タバコを吸う夢
2005年 生活 タバコ 健康「あれ? 伊助さんて、禁煙やめたの?」
気がつくと、私はタバコを吸っていた。
(あッ、くそ! なんで?!)
いつの間にかタバコに火をつけていた。まったく気がつかなかった。
ふぅーと紫煙を吐いて、動揺を鎮める。
「まぁ、たまにはね……」
禁を破ってしまったことを悟られまいと、適当なことを言う。
もう一口だけ吸って、吸い殻を灰皿に押しつけた。
口の中に、ヤニの味が残る。
私はそれをコーヒーで洗い流した。
……といった内容の夢を、もう4~5回も見ている。
会議室で、映画館で、クルマの中で、友達の家で……。
どの夢でもタバコに火をつけるシーンは省略されている。誰かと話していて、気がつくともうタバコが口にあるのだ。回避しようがない。
──禁煙して508日目。
タバコに対する欲求は完全に消えた。
むしろ、タバコを忌避している。タバコを吸ってきたばかりの人が近づくと、つい顔をそむけてしまう。さらには、「かわいいな」と思う女の子がタバコを吸うところは見たくなかったりする。
とはいえ、固執するほど嫌ってはいない。
「タバコ、いいですか?」と問われて「いやだ」と答えたこともない。
タバコを無視できるようになった私。
にもかかわらず、夢の中ではうっかり吸ってしまう。
これはなぜだろう?
深層心理の奥底では、いまだタバコを求めているのだろうか?
◎
物の本によれば、タバコに薬理的な依存性はないそうだ。
しかし精神的な習慣性は強いため、身体は求めていなくとも吸ってしまう。

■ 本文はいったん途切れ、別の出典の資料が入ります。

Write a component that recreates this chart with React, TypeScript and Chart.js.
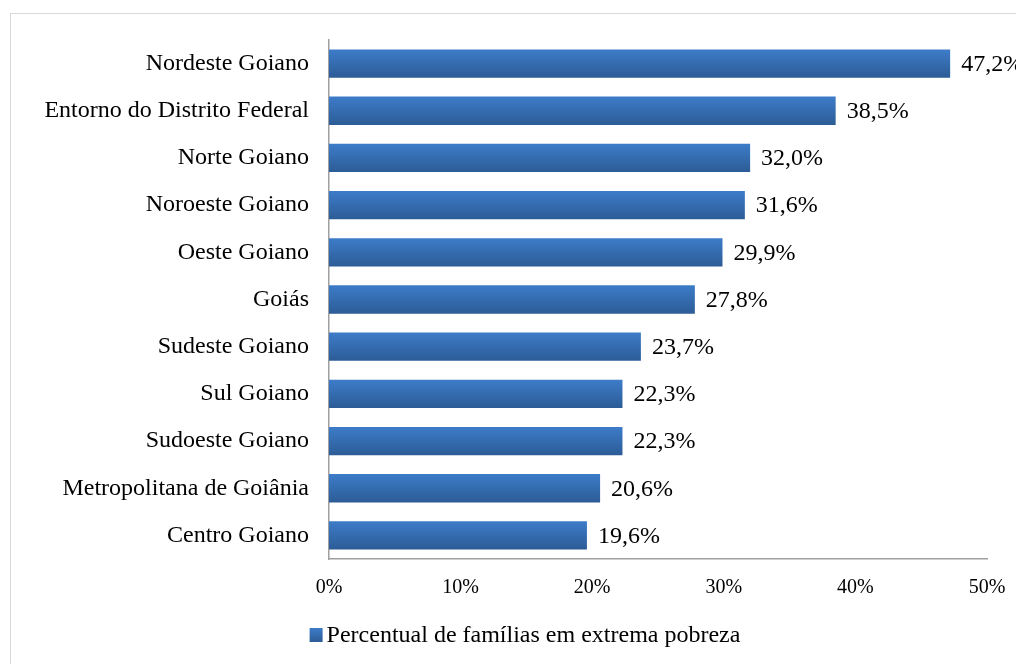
import React, { useEffect, useRef } from "react";
import { Chart, registerables } from "chart.js";

Chart.register(...registerables);

const categories = [
  "Nordeste Goiano",
  "Entorno do Distrito Federal",
  "Norte Goiano",
  "Noroeste Goiano",
  "Oeste Goiano",
  "Goiás",
  "Sudeste Goiano",
  "Sul Goiano",
  "Sudoeste Goiano",
  "Metropolitana de Goiânia",
  "Centro Goiano",
];
const values = [47.2, 38.5, 32.0, 31.6, 29.9, 27.8, 23.7, 22.3, 22.3, 20.6, 19.6];
const valueLabels = ["47,2%", "38,5%", "32,0%", "31,6%", "29,9%", "27,8%", "23,7%", "22,3%", "22,3%", "20,6%", "19,6%"];
const xTicks = [0, 10, 20, 30, 40, 50];
const seriesName = "Percentual de famílias em extrema pobreza";

const FONT = "'Liberation Serif', 'Times New Roman', serif";
const TOP_COLOR = "#3d7cc9";
const BOTTOM_COLOR = "#2c5c96";
const BAR_PCT = 0.6;

const barGradient = (ctx: any) => {
  const chart = ctx.chart;
  const y = chart.scales && chart.scales.y;
  const c = chart.ctx;
  if (!y || ctx.dataIndex === undefined) return TOP_COLOR;
  const center = y.getPixelForValue(ctx.dataIndex);
  const band = (y.bottom - y.top) / categories.length;
  const h = (band * BAR_PCT) / 2;
  if (!isFinite(center) || !isFinite(h) || h <= 0) return TOP_COLOR;
  const g = c.createLinearGradient(0, center - h, 0, center + h);
  g.addColorStop(0, TOP_COLOR);
  g.addColorStop(1, BOTTOM_COLOR);
  return g;
};

const dataLabelPlugin = {
  id: "dataLabels",
  afterDatasetsDraw(chart: any) {
    const meta = chart.getDatasetMeta(0);
    const c = chart.ctx;
    c.save();
    c.font = `24px ${FONT}`;
    c.fillStyle = "#000";
    c.textAlign = "left";
    c.textBaseline = "middle";
    meta.data.forEach((el: any, i: number) => {
      c.fillText(valueLabels[i], el.x + 11, el.y + 1);
    });
    c.restore();
  },
};

const legendPlugin = {
  id: "customLegend",
  afterDraw(chart: any) {
    const c = chart.ctx;
    const area = chart.chartArea;
    if (!area) return;
    c.save();
    c.font = `24px ${FONT}`;
    const tw = c.measureText(seriesName).width;
    const boxW = 13;
    const boxH = 14;
    const gap = 4;
    const total = boxW + gap + tw;
    const startX = chart.width / 2 + 17 - total / 2;
    const cy = area.bottom + 76;
    c.fillStyle = "#3569ad";
    if (isFinite(cy)) {
      const g = c.createLinearGradient(0, cy - boxH / 2, 0, cy + boxH / 2);
      g.addColorStop(0, TOP_COLOR);
      g.addColorStop(1, BOTTOM_COLOR);
      c.fillStyle = g;
    }
    c.fillRect(startX, cy - boxH / 2, boxW, boxH);
    c.fillStyle = "#000";
    c.textAlign = "left";
    c.textBaseline = "middle";
    c.fillText(seriesName, startX + boxW + gap, cy + 1);
    c.restore();
  },
};

export default function App() {
  const ref = useRef<HTMLCanvasElement>(null);
  useEffect(() => {
    if (!ref.current) return;
    const chart = new Chart(ref.current, {
      type: "bar",
      data: {
        labels: categories,
        datasets: [
          {
            label: seriesName,
            data: values,
            backgroundColor: barGradient,
            barPercentage: BAR_PCT,
            categoryPercentage: 1,
          },
        ],
      },
      options: {
        indexAxis: "y",
        responsive: false,
        animation: false,
        layout: { padding: { left: 0, right: 29, top: 40, bottom: 52 } },
        scales: {
          x: {
            min: 0,
            max: 50,
            afterBuildTicks: (scale: any) => {
              scale.ticks = xTicks.map((v) => ({ value: v }));
            },
            afterFit: (scale: any) => {
              scale.height = 53;
              scale.paddingRight = 0;
              scale.paddingLeft = 0;
            },
            grid: { display: false, drawTicks: false },
            border: { display: true, color: "#a0a0a0", width: 1.5 },
            ticks: {
              padding: 17,
              color: "#000",
              font: { family: FONT, size: 20 },
              callback: (v: any) => `${v}%`,
              maxRotation: 0,
            },
          },
          y: {
            afterFit: (scale: any) => {
              scale.width = 329;
            },
            grid: { display: false, drawTicks: false },
            border: { display: true, color: "#a0a0a0", width: 1.5 },
            ticks: {
              padding: 20,
              color: "#000",
              font: { family: FONT, size: 24 },
              autoSkip: false,
            },
          },
        },
        plugins: {
          legend: { display: false },
          tooltip: { enabled: false },
        },
      },
      plugins: [dataLabelPlugin, legendPlugin],
    });
    return () => chart.destroy();
  }, []);

  return (
    <div
      style={{
        position: "fixed",
        left: 0,
        top: 0,
        width: 1016,
        height: 664,
        overflow: "hidden",
        background: "#fff",
      }}
    >
      <div
        style={{
          position: "absolute",
          left: 10,
          top: 13,
          width: 1100,
          height: 700,
          border: "1px solid #d9d9d9",
        }}
      />
      <canvas
        ref={ref}
        width={1016}
        height={664}
        style={{ position: "absolute", left: 0, top: 0, display: "block" }}
      />
    </div>
  );
}
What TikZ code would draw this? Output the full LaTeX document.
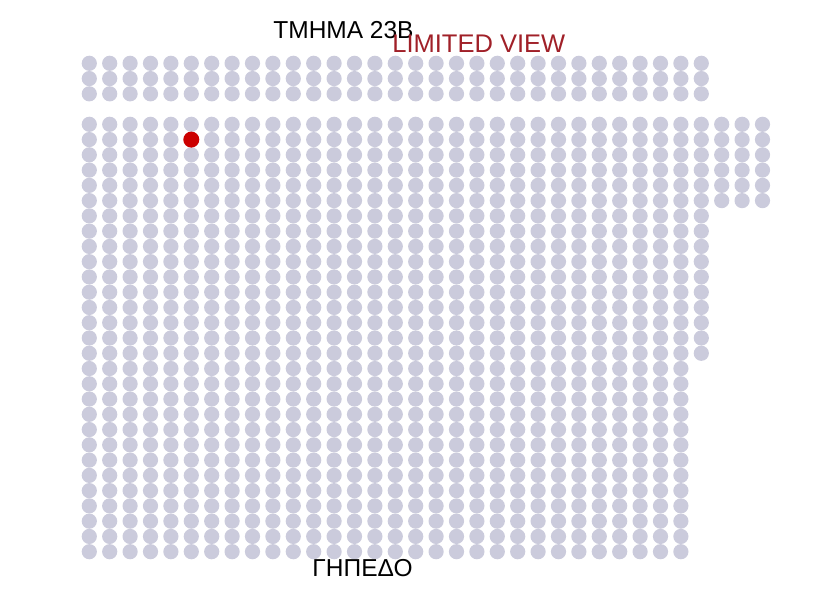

確かに、喉が荒れて、吐き気がするのに、無理して吸っていた。
あれは肉体ではなく、精神がタバコを求めていた証拠かもしれない。
考えてみると、タバコを吸う夢を見るのは、昼の生活がストレスで苦しいときばかりのような気がする。ストレスを処理しきれなくなった精神は、その対処法を検索。「タバコを吸う」イメージがヒット。これを夢の中で展開している……のかもしれない。
だとすれば、人間の精神はよくできているなぁと思う。
タバコを吸う夢を見る。
だからといって、目覚めてタバコが恋しくなることもない。
「不思議だなぁ」とは思うが、夢そのものがストレスになることもない。
先日、同じく禁煙した友人2人に聞いてみたところ、2人とも「タバコを吸う夢」を見たことがあるという。
それで、この日記を書いてみた。
禁煙したのに「タバコを吸う夢」を見てしまう人よ。
心配することはない。
悔やむことも恥じることもない。
なんの根拠もないけどね。
ただ、これだけは言える。私も同じだ。